Towards Sustainable Development: A Novel Integrated Machine Learning Model for Holistic Environmental Health Monitoring
Anirudh Mazumder, Sarthak Engala, Aditya Nallaparaju
TL;DR
The paper tackles fragmented environmental monitoring by urbanization, proposing a novel integrated ML pipeline to assess holistic environmental health through fusing air and water quality indicators across states. It employs a stacking ensemble of Random Forest, Support Vector, and Logistic Regression, trained on labeled city data with Pearson-based feature selection to identify key predictors such as fecal coliform, SPM, and BOD, delivering a single holistic label that weighs air quality more heavily.
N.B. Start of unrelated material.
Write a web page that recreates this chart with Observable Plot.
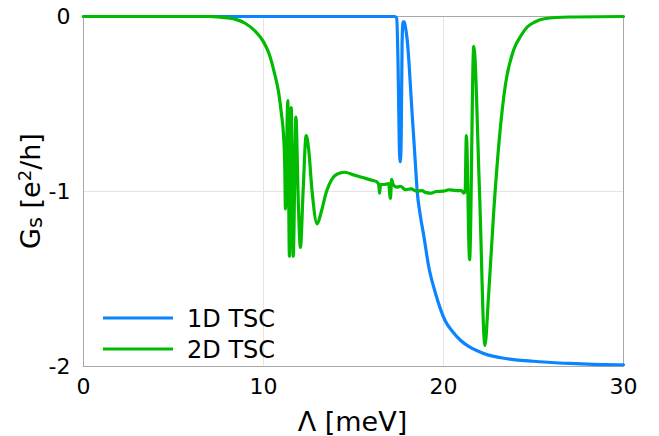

The approach achieves high generalization on held-out data (accuracy $0.99\%$) and yields actionable insights for targeted interventions and sustainable development policy, with clear pathways for real-time deployment, broader data fusion, and advanced modeling enhancements. These contributions advance data-driven decision-making for urban environmental health and illustrate practical steps toward proactive sustainability monitoring.
Abstract
Urbanization enables economic growth but also harms the environment through degradation. Traditional methods of detecting environmental issues have proven inefficient. Machine learning has emerged as a promising tool for tracking environmental deterioration by identifying key predictive features. Recent research focused on developing a predictive model using pollutant levels and particulate matter as indicators of environmental state in order to outline challenges. Machine learning was employed to identify patterns linking areas with worse conditions. This research aims to assist governments in identifying intervention points, improving planning and conservation efforts, and ultimately contributing to sustainable development.